The photographs in The Course Of History are landscapes of the worst killing fields of Europe, of battles that were turning points in our history, defining our future. My approach to the subject comes from the loss of innocence in nature and the dichotomy of it : beauty and evil. Though they all have a violent history in common, our perception of these landscapes can be peaceful and serene. So, is our sense of place associated with memory and the understanding of the landscape fraught with misreading?
With little or no evidence of battle left on the land, I tried bringing back reference to it by finding happenstance traces and features on the land that refer metaphorically to combat, such as holes dug in the sand by children at Omaha Beach (Easy Red), or tractor tracks cleaving through a field of crops like tanks once did (Verdun, Le Mort Homme). In ‘Cannae’, the ground is strewn with small rocks that refer to the numerous dead (48,000!) in the largest single day defeat in the history of Rome.

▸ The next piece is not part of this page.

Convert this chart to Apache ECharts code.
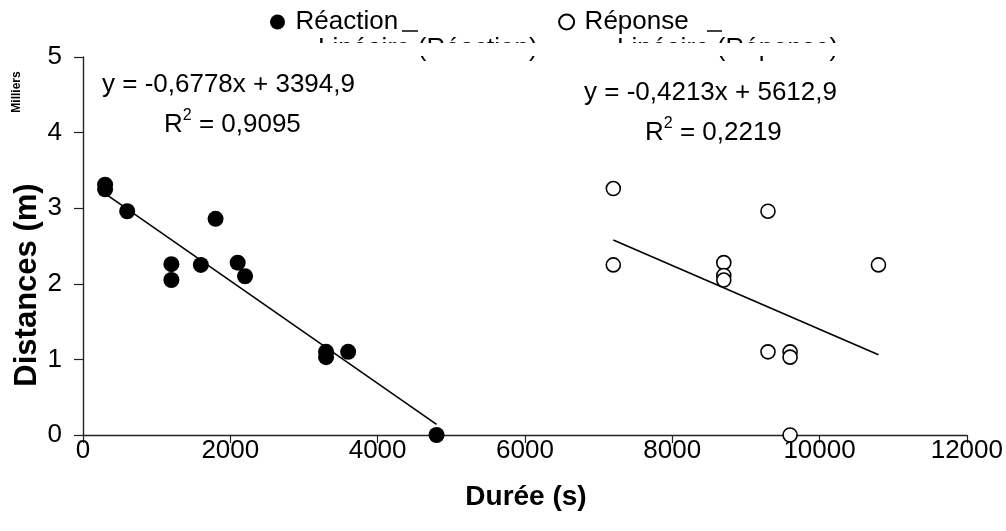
<!DOCTYPE html>
<html>
<head>
<meta charset="utf-8">
<script src="https://cdn.jsdelivr.net/npm/echarts@6/dist/echarts.min.js"></script>
<style>html,body{margin:0;padding:0;background:#fff;}#c{width:1006px;height:531px;}</style>
</head>
<body>
<div id="c"></div>
<script>
// Durée (s) and distances (milliers de m)
const reactionX = [300, 300, 600, 1200, 1200, 1600, 1800, 2100, 2200, 3300, 3300, 3600, 4800];
const reactionY = [3.31, 3.25, 2.96, 2.26, 2.05, 2.25, 2.86, 2.28, 2.10, 1.10, 1.03, 1.10, 0.0];
const reponseX = [7200, 7200, 8700, 8700, 8700, 9300, 9300, 9600, 9600, 9600, 10800];
const reponseY = [3.26, 2.25, 2.28, 2.11, 2.05, 2.96, 1.10, 1.10, 1.03, 0.0, 2.25];
const reactionFit = { slope: -0.6778, intercept: 3394.9, r2: '0,9095', eq: 'y = -0,6778x + 3394,9', xRange: [300, 4800] };
const reponseFit = { slope: -0.4213, intercept: 5612.9, r2: '0,2219', eq: 'y = -0,4213x + 5612,9', xRange: [7200, 10800] };
const xTicks = [0, 2000, 4000, 6000, 8000, 10000, 12000];
const yTicks = [0, 1, 2, 3, 4, 5];
const seriesNames = ['Réaction', 'Réponse'];
const fitNames = ['Linéaire (Réaction)', 'Linéaire (Réponse)'];

const font = '"Liberation Sans", Arial, sans-serif';
const pair = (xs, ys) => xs.map((x, i) => [x, ys[i]]);
const fitLine = f => f.xRange.map(x => [x, (f.slope * x + f.intercept) / 1000]);
const r2Rich = {
  n: { fontSize: 26, fontFamily: font, fill: '#000', verticalAlign: 'bottom', lineHeight: 30 },
  s: { fontSize: 16, fontFamily: font, fill: '#000', verticalAlign: 'top', lineHeight: 30 }
};

const chart = echarts.init(document.getElementById('c'));
chart.setOption({
  animation: false,
  backgroundColor: '#fff',
  textStyle: { fontFamily: font, color: '#000' },
  grid: { left: 83, right: 39, top: 57, bottom: 96 },
  legend: {
    top: 4, left: 265, itemGap: 160, itemWidth: 26, itemHeight: 15, symbolKeepAspect: true,
    textStyle: { fontSize: 26, color: '#000', fontFamily: font },
    data: [{ name: seriesNames[0] }, { name: seriesNames[1] }]
  },
  xAxis: {
    type: 'value', min: xTicks[0], max: xTicks[xTicks.length - 1], interval: 2000,
    axisLine: { lineStyle: { color: '#222', width: 1.4 } },
    axisTick: { inside: false, length: 8, lineStyle: { color: '#222', width: 1.2 } },
    axisLabel: { fontSize: 26, color: '#000', margin: 3, fontFamily: font, formatter: v => String(v) },
    splitLine: { show: false }
  },
  yAxis: {
    type: 'value', min: yTicks[0], max: yTicks[yTicks.length - 1], interval: 1,
    axisLine: { show: true, lineStyle: { color: '#222', width: 1.4 } },
    axisTick: { show: true, inside: false, length: 9, lineStyle: { color: '#222', width: 1.2 } },
    axisLabel: { fontSize: 26, color: '#000', margin: 21, fontFamily: font, formatter: v => String(v) },
    splitLine: { show: false }
  },
  graphic: [
    // clipped second legend row
    { type: 'text', left: 318, top: 36, z: 1, style: { text: fitNames[0], font: '26px ' + font, fill: '#000' } },
    { type: 'text', left: 617, top: 36, z: 1, style: { text: fitNames[1], font: '26px ' + font, fill: '#000' } },
    { type: 'rect', shape: { x: 290, y: 43, width: 600, height: 13 }, z: 2, style: { fill: '#fff' } },
    { type: 'line', shape: { x1: 402, y1: 31, x2: 418, y2: 31 }, z: 3, style: { stroke: '#000', lineWidth: 1.5 } },
    { type: 'line', shape: { x1: 707, y1: 31, x2: 722, y2: 31 }, z: 3, style: { stroke: '#000', lineWidth: 1.5 } },
    // axis titles
    { type: 'text', x: 27, y: 285, rotation: Math.PI / 2, z: 3,
      style: { text: 'Distances (m)', font: 'bold 31px ' + font, fill: '#000', textAlign: 'center', textVerticalAlign: 'middle' } },
    { type: 'text', x: 17, y: 92, rotation: Math.PI / 2, z: 3,
      style: { text: 'Milliers', font: 'bold 12px ' + font, fill: '#000', textAlign: 'center', textVerticalAlign: 'middle' } },
    { type: 'text', x: 526, y: 497, z: 3,
      style: { text: 'Durée (s)', font: 'bold 28px ' + font, fill: '#000', textAlign: 'center', textVerticalAlign: 'middle' } },
    // regression equations
    { type: 'text', left: 102, top: 72, z: 3, style: { text: reactionFit.eq, font: '26px ' + font, fill: '#000' } },
    { type: 'text', left: 164, top: 108, z: 3, style: { text: '{n|R}{s|2}{n| = ' + reactionFit.r2 + '}', rich: r2Rich } },
    { type: 'text', left: 584, top: 80, z: 3, style: { text: reponseFit.eq, font: '26px ' + font, fill: '#000' } },
    { type: 'text', left: 645, top: 116, z: 3, style: { text: '{n|R}{s|2}{n| = ' + reponseFit.r2 + '}', rich: r2Rich } }
  ],
  series: [
    { name: seriesNames[0], type: 'scatter', data: pair(reactionX, reactionY), symbol: 'circle', symbolSize: 16,
      itemStyle: { color: '#000', borderColor: '#000', borderWidth: 0, opacity: 1 }, z: 3 },
    { name: seriesNames[1], type: 'scatter', data: pair(reponseX, reponseY), symbol: 'circle', symbolSize: 14,
      itemStyle: { color: '#fff', borderColor: '#000', borderWidth: 1.6, opacity: 1 }, z: 3 },
    { name: fitNames[0], type: 'line', data: fitLine(reactionFit), symbol: 'none',
      lineStyle: { color: '#000', width: 1.6 }, z: 2 },
    { name: fitNames[1], type: 'line', data: fitLine(reponseFit), symbol: 'none',
      lineStyle: { color: '#000', width: 1.6 }, z: 2 }
  ]
});
</script>
</body>
</html>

(Hastings 1066, Fyrdmen, 2005)
During the long battle of Passchendaele, a battlefield not far from where I grew up, British and German soldiers died in horrible conditions, drowning in the muddy clay fields of Flanders (‘Passchendaele, Tyne Cot’). At Waterloo, I found in a grass field a patch that was flattened. It was also the very spot where Napoleon’s elite troops and cavalry fell on the ridge, sealing the fate of the emperor."